Owen's account -- if I understand him correctly -- is that this is an insiderish, cartelized, schmoozey business. Something made prices spike up and -- guess what? -- people still kept buying the stuff.

So with a kind of tacit, Quakerish, chamber-music consensus, the oil boys sorta kinda mutually agreed to enjoy it while it lasts.

Presumably if demand really started to fall, they might similarly arrive at a hive-mind consensus that the party's over for a while; time to drop the price and drive away any potential pests in the form of possible alternatives (including alternatives that involve changing the way we live).

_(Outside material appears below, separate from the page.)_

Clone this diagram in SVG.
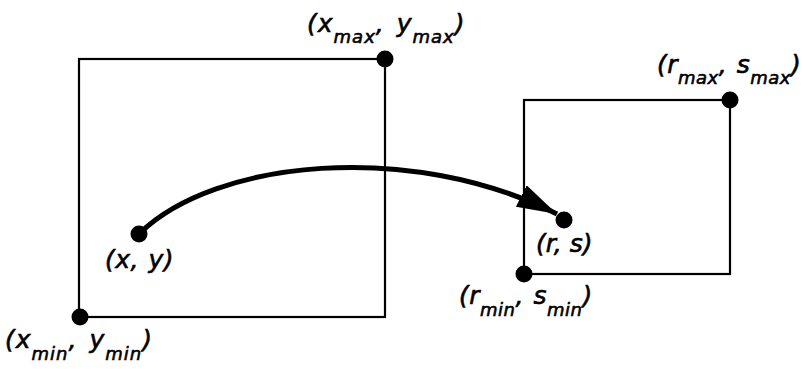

This involves some guesses about the sociology of the oil business. Now Owen (as far as I know) has not been invited recently to any meetings in Houston, and nor have I, but these guesses don't seem implausible to me.

And for us outsiders, guesses are all we've got.

Well, druff, they haven't yet won the war for the drilling rights, though it sounds like that's coming soon. If they were to start sucking it up now, before the requisite "deal," the war would escalate and there would also be some risk that they'd have to let Iraq have more of the revenue than it's going to get in the coming "deal."

And remember that if peak oil isn't the hoax OP seems to be suggesting it is, then the future value of the Iraqi victory is many, many times its present value.